I read somewhere that Twilight was just really bad Anne Rice fanfiction that instead of dying on some forgotten website wound up making millions.
 
I read somewhere that Twilight was just really bad Anne Rice fanfiction that instead of dying on some forgotten website wound up making millions.
Who knows, that may be accurate. With my limited exposure to "Twilight" (that took a FEMA Hazmat team and wire brushes to scrub off), I can see where that might be a valid point. I guess when Rice went all born again, someone had to flow in to feel the emo-stalker-vampire genre slot.
 
If I had a daughter I wouldn't want her to read the series given the message seems to be that life isn't worth living until you find a stalker/boyfriend. I'd just point her to the Whedon section on the dvd shelf for her vampire fix.
 
King Kong, well, it'd depend which one you're talking about. The original is a classic, the 1970s one I'm none too keen on, and the new one has great spectacle true but I'd rather not ever see it again. Blech, I have limits.

YIKES! I meant the most recent one.

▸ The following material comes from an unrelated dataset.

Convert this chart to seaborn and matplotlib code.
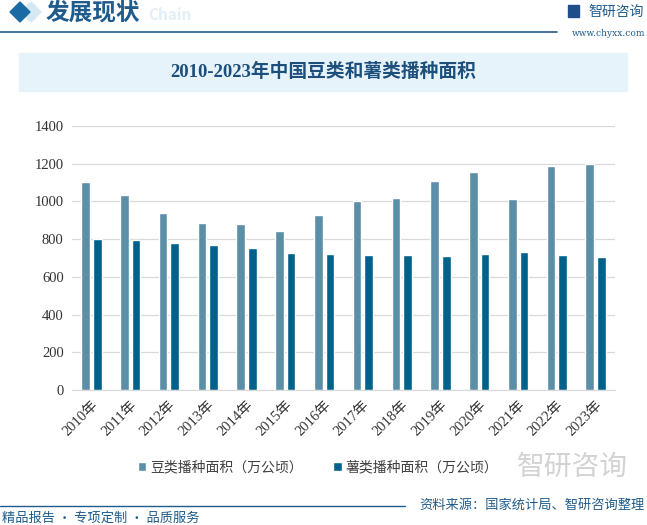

I would never diss the original...
 
Twilight only encourages young girls to believe that creepy stalker based abusive relationships are healthy and wonderful; anyone over the age of 13 that likes that shit should be ashamed of themselves and take a leisurely stroll into an oncoming transport truck.
 
I saw some young teenage girls at the bookstore fawning all over some New Moon items and it was clear they weren't really sure why they were fawning.